Approximately 200 tonne of wood waste was collected during the trial and delivered to the East Metropolitan Region’s new Hazelmere Timber Recycling Centre, where it was processed into woodchips suitable for a range of new products. The Hazelmere Timber Recycling Centre was established by the Eastern Metropolitan Regional Council to divert industrial timber waste from landfill and recycle it as woodchip.

City of Swan Manager Waste Services, Colin Pumphrey said “The project had been in the planning for some time and had involved consultation with Malaga businesses since 2003 including various surveys to find out how businesses were disposing of their wood waste.”

Mr Pumphrey said “A large volume of timber packing and pallets are used by Malaga businesses but many businesses have difficulty in satisfactorily disposing of the material.

“Until the Hazelmere facility opened the only means of disposing of the material was by landfill through the Red Hill waste facility. A lot of the businesses in Malaga are small businesses that don’t have trucks or other means of getting rid of their timber waste.

“The trial collection together with the Hazelmere facility, enables material to be recycled that would otherwise stay in the area and become a fire hazard, end up rotting away, or go to landfill."
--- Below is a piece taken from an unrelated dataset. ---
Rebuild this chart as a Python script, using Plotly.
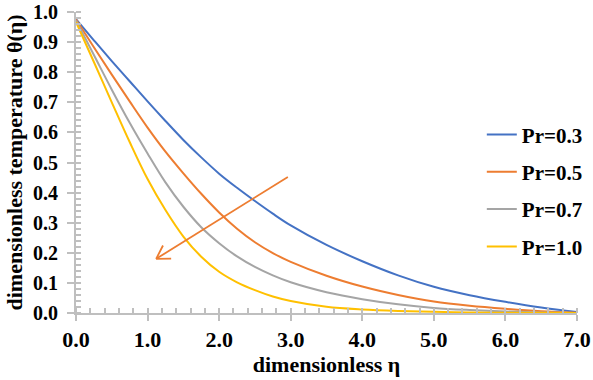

Recycling timber will help reduce greenhouse gas emissions and tree harvesting; one tonne of processed industrial timber woodchip is equal to harvesting five trees for woodchip. The recycled woodchip can be used as particleboard, animal bedding and compost or mulch.

The Laminex Group buys about 80 per cent of the pale and pine timber woodchips generated by the Hazelmere Timber Recycling Centre to make particleboard.

The trial collection created a great deal of interest from a large percentage of the businesses. The City of Swan will shortly prepare a report about the response and effectiveness plus the logistics and cost of possible further regular collections, not only for Malaga but also for the other commercial areas with in the City of Swan.